Corrosion protection for metal structures which many of us here in Australia take for granted is sometimes struck at the ‘aspiration phase’ when it comes to metal structures imported in from overseas. It short, corrosion protection is often regarded as ‘optional’ or at best, done poorly.

What’s driving this? Cost mainly with suppliers potentially cutting corners to meet a price target, sometimes poor manufacturing practices, indifference or all of the above!

In this discussion, we will look at some of the simply strategies which need to be considered when procuring metal structures from overseas.
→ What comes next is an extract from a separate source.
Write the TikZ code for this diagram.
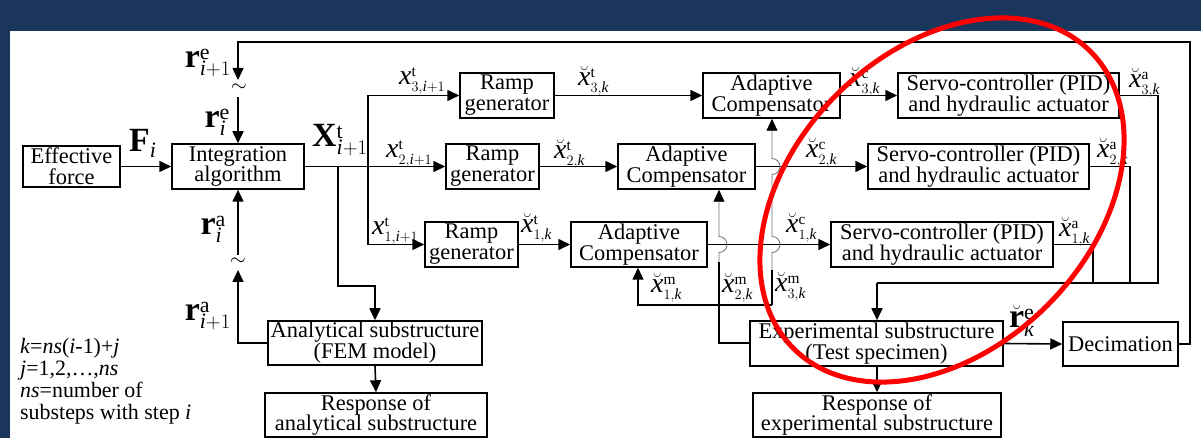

  1. Be aware of where your supplier stores their steel stock. Is it out somewhere in the open and exposed to the weather or is it stored properly in a dry warehouse?
  2. When visiting a plant which works on stainless steel, does the manufacturer use practice good separation between stainless steel and mild steel works? Are proper hygiene procedures complied with to minimize cross contamination between different metals? Do workers isolate cutting tools used on stainless steel from all other metals?
  3. Are steel members properly prepared through sand blasting or acid washing prior to being powder coated or spray painted?
  4. Are steel member destined for galvanising prepared and cleaned properly before hot dipping?
  5. Are weep holes for steel destined for hot dip galvanising appropriately large?
  6. Is there a surveillance process to check that mild and stainless steel parts are not welded together?
  7. Are there checks that chromed parts are not passed off as stainless steel?